**AIM**
Quote the listing below in its entirety, omitting every image.

**DATA EXTRACT**
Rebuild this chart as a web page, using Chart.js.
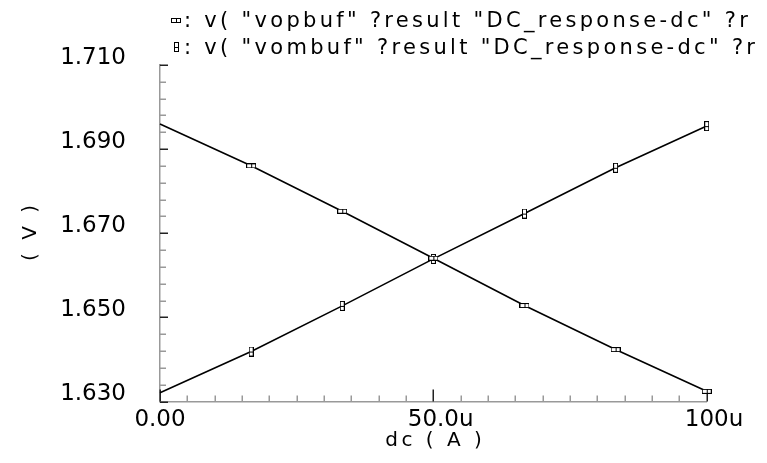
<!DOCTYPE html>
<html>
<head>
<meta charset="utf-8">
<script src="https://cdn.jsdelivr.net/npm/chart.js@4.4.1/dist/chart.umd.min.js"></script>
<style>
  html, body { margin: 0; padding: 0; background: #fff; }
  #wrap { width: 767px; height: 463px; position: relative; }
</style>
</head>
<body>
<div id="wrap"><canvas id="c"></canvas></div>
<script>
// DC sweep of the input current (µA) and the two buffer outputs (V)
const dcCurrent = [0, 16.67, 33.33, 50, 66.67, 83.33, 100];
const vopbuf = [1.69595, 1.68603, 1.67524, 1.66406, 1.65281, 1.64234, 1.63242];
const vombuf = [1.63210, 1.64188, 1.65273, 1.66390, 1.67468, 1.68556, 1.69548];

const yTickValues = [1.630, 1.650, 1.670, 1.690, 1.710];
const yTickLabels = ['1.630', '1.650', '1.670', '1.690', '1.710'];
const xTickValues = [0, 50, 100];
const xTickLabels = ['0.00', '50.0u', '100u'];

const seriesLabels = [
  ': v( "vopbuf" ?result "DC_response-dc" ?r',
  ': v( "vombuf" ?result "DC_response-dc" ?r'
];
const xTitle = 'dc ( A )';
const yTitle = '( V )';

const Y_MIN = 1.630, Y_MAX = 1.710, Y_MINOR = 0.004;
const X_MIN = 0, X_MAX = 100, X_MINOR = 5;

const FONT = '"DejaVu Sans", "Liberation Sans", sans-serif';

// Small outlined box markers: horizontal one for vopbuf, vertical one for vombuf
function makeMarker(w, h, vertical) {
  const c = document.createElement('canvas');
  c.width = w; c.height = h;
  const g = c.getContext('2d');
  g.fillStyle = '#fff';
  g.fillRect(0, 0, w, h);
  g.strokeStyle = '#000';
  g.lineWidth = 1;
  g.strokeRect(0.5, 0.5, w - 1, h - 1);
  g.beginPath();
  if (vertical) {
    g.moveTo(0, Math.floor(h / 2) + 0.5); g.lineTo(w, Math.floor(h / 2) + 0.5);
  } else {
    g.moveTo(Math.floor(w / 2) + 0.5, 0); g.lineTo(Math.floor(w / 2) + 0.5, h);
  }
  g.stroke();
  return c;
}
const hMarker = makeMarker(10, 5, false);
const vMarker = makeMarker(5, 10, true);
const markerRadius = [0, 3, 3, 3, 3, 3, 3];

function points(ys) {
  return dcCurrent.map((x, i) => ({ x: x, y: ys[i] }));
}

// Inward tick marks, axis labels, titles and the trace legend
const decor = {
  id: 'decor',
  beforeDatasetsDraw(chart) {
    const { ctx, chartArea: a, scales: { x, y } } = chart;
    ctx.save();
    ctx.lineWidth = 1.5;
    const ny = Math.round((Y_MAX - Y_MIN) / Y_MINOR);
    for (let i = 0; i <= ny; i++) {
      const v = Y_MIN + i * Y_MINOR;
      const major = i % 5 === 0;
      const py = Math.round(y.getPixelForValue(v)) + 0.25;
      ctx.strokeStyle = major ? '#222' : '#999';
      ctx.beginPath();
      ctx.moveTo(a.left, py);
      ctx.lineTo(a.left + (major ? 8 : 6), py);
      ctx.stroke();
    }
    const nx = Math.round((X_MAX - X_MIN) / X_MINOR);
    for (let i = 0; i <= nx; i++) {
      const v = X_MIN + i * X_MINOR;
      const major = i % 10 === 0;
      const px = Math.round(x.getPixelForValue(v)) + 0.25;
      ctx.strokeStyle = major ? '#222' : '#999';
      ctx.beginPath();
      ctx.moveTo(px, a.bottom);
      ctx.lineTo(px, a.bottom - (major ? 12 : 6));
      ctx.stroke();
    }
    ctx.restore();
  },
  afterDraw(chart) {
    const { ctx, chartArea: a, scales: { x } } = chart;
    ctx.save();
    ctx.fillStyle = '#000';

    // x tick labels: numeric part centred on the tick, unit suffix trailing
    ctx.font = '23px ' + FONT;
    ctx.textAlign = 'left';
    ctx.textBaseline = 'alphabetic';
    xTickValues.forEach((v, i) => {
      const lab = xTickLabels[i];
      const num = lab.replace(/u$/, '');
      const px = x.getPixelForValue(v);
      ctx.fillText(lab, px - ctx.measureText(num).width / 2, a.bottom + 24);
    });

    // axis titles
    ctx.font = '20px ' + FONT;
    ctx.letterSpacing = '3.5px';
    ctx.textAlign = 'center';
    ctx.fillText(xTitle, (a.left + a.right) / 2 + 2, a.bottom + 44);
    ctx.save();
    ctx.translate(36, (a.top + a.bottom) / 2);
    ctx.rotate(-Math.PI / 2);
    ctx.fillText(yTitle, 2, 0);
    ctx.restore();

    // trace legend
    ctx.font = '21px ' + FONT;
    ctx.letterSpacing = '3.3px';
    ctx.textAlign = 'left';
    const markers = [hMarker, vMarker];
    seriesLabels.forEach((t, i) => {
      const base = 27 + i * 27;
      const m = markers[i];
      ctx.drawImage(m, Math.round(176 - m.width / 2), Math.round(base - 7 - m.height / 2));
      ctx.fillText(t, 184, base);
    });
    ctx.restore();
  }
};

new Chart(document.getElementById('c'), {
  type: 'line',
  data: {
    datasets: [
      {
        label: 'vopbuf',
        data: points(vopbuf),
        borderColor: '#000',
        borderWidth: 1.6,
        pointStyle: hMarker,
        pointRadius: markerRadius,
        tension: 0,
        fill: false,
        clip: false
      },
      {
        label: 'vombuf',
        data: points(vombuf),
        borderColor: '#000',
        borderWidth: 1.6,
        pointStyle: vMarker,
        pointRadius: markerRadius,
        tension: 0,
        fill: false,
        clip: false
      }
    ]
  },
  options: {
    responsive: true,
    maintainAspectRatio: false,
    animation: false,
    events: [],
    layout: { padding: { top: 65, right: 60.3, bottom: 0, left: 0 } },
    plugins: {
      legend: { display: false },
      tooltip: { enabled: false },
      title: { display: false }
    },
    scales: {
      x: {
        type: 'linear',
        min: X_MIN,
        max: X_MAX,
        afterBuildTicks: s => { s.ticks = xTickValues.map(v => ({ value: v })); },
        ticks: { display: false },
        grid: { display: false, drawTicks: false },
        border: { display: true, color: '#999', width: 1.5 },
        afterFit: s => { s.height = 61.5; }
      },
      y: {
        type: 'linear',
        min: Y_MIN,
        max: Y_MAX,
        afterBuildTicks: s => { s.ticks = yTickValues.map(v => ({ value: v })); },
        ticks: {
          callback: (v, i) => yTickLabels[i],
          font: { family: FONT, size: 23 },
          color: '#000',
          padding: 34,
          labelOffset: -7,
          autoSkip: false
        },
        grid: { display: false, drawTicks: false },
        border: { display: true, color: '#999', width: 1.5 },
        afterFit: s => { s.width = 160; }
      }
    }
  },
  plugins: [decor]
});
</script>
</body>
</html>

**REPLY**
Rebuild this chart as a web page, using Chart.js.
<!DOCTYPE html>
<html>
<head>
<meta charset="utf-8">
<script src="https://cdn.jsdelivr.net/npm/chart.js@4.4.1/dist/chart.umd.min.js"></script>
<style>
  html, body { margin: 0; padding: 0; background: #fff; }
  #wrap { width: 767px; height: 463px; position: relative; }
</style>
</head>
<body>
<div id="wrap"><canvas id="c"></canvas></div>
<script>
// DC sweep of the input current (µA) and the two buffer outputs (V)
const dcCurrent = [0, 16.67, 33.33, 50, 66.67, 83.33, 100];
const vopbuf = [1.69595, 1.68603, 1.67524, 1.66406, 1.65281, 1.64234, 1.63242];
const vombuf = [1.63210, 1.64188, 1.65273, 1.66390, 1.67468, 1.68556, 1.69548];

const yTickValues = [1.630, 1.650, 1.670, 1.690, 1.710];
const yTickLabels = ['1.630', '1.650', '1.670', '1.690', '1.710'];
const xTickValues = [0, 50, 100];
const xTickLabels = ['0.00', '50.0u', '100u'];

const seriesLabels = [
  ': v( "vopbuf" ?result "DC_response-dc" ?r',
  ': v( "vombuf" ?result "DC_response-dc" ?r'
];
const xTitle = 'dc ( A )';
const yTitle = '( V )';

const Y_MIN = 1.630, Y_MAX = 1.710, Y_MINOR = 0.004;
const X_MIN = 0, X_MAX = 100, X_MINOR = 5;

const FONT = '"DejaVu Sans", "Liberation Sans", sans-serif';

// Small outlined box markers: horizontal one for vopbuf, vertical one for vombuf
function makeMarker(w, h, vertical) {
  const c = document.createElement('canvas');
  c.width = w; c.height = h;
  const g = c.getContext('2d');
  g.fillStyle = '#fff';
  g.fillRect(0, 0, w, h);
  g.strokeStyle = '#000';
  g.lineWidth = 1;
  g.strokeRect(0.5, 0.5, w - 1, h - 1);
  g.beginPath();
  if (vertical) {
    g.moveTo(0, Math.floor(h / 2) + 0.5); g.lineTo(w, Math.floor(h / 2) + 0.5);
  } else {
    g.moveTo(Math.floor(w / 2) + 0.5, 0); g.lineTo(Math.floor(w / 2) + 0.5, h);
  }
  g.stroke();
  return c;
}
const hMarker = makeMarker(10, 5, false);
const vMarker = makeMarker(5, 10, true);
const markerRadius = [0, 3, 3, 3, 3, 3, 3];

function points(ys) {
  return dcCurrent.map((x, i) => ({ x: x, y: ys[i] }));
}

// Inward tick marks, axis labels, titles and the trace legend
const decor = {
  id: 'decor',
  beforeDatasetsDraw(chart) {
    const { ctx, chartArea: a, scales: { x, y } } = chart;
    ctx.save();
    ctx.lineWidth = 1.5;
    const ny = Math.round((Y_MAX - Y_MIN) / Y_MINOR);
    for (let i = 0; i <= ny; i++) {
      const v = Y_MIN + i * Y_MINOR;
      const major = i % 5 === 0;
      const py = Math.round(y.getPixelForValue(v)) + 0.25;
      ctx.strokeStyle = major ? '#222' : '#999';
      ctx.beginPath();
      ctx.moveTo(a.left, py);
      ctx.lineTo(a.left + (major ? 8 : 6), py);
      ctx.stroke();
    }
    const nx = Math.round((X_MAX - X_MIN) / X_MINOR);
    for (let i = 0; i <= nx; i++) {
      const v = X_MIN + i * X_MINOR;
      const major = i % 10 === 0;
      const px = Math.round(x.getPixelForValue(v)) + 0.25;
      ctx.strokeStyle = major ? '#222' : '#999';
      ctx.beginPath();
      ctx.moveTo(px, a.bottom);
      ctx.lineTo(px, a.bottom - (major ? 12 : 6));
      ctx.stroke();
    }
    ctx.restore();
  },
  afterDraw(chart) {
    const { ctx, chartArea: a, scales: { x } } = chart;
    ctx.save();
    ctx.fillStyle = '#000';

    // x tick labels: numeric part centred on the tick, unit suffix trailing
    ctx.font = '23px ' + FONT;
    ctx.textAlign = 'left';
    ctx.textBaseline = 'alphabetic';
    xTickValues.forEach((v, i) => {
      const lab = xTickLabels[i];
      const num = lab.replace(/u$/, '');
      const px = x.getPixelForValue(v);
      ctx.fillText(lab, px - ctx.measureText(num).width / 2, a.bottom + 24);
    });

    // axis titles
    ctx.font = '20px ' + FONT;
    ctx.letterSpacing = '3.5px';
    ctx.textAlign = 'center';
    ctx.fillText(xTitle, (a.left + a.right) / 2 + 2, a.bottom + 44);
    ctx.save();
    ctx.translate(36, (a.top + a.bottom) / 2);
    ctx.rotate(-Math.PI / 2);
    ctx.fillText(yTitle, 2, 0);
    ctx.restore();

    // trace legend
    ctx.font = '21px ' + FONT;
    ctx.letterSpacing = '3.3px';
    ctx.textAlign = 'left';
    const markers = [hMarker, vMarker];
    seriesLabels.forEach((t, i) => {
      const base = 27 + i * 27;
      const m = markers[i];
      ctx.drawImage(m, Math.round(176 - m.width / 2), Math.round(base - 7 - m.height / 2));
      ctx.fillText(t, 184, base);
    });
    ctx.restore();
  }
};

new Chart(document.getElementById('c'), {
  type: 'line',
  data: {
    datasets: [
      {
        label: 'vopbuf',
        data: points(vopbuf),
        borderColor: '#000',
        borderWidth: 1.6,
        pointStyle: hMarker,
        pointRadius: markerRadius,
        tension: 0,
        fill: false,
        clip: false
      },
      {
        label: 'vombuf',
        data: points(vombuf),
        borderColor: '#000',
        borderWidth: 1.6,
        pointStyle: vMarker,
        pointRadius: markerRadius,
        tension: 0,
        fill: false,
        clip: false
      }
    ]
  },
  options: {
    responsive: true,
    maintainAspectRatio: false,
    animation: false,
    events: [],
    layout: { padding: { top: 65, right: 60.3, bottom: 0, left: 0 } },
    plugins: {
      legend: { display: false },
      tooltip: { enabled: false },
      title: { display: false }
    },
    scales: {
      x: {
        type: 'linear',
        min: X_MIN,
        max: X_MAX,
        afterBuildTicks: s => { s.ticks = xTickValues.map(v => ({ value: v })); },
        ticks: { display: false },
        grid: { display: false, drawTicks: false },
        border: { display: true, color: '#999', width: 1.5 },
        afterFit: s => { s.height = 61.5; }
      },
      y: {
        type: 'linear',
        min: Y_MIN,
        max: Y_MAX,
        afterBuildTicks: s => { s.ticks = yTickValues.map(v => ({ value: v })); },
        ticks: {
          callback: (v, i) => yTickLabels[i],
          font: { family: FONT, size: 23 },
          color: '#000',
          padding: 34,
          labelOffset: -7,
          autoSkip: false
        },
        grid: { display: false, drawTicks: false },
        border: { display: true, color: '#999', width: 1.5 },
        afterFit: s => { s.width = 160; }
      }
    }
  },
  plugins: [decor]
});
</script>
</body>
</html>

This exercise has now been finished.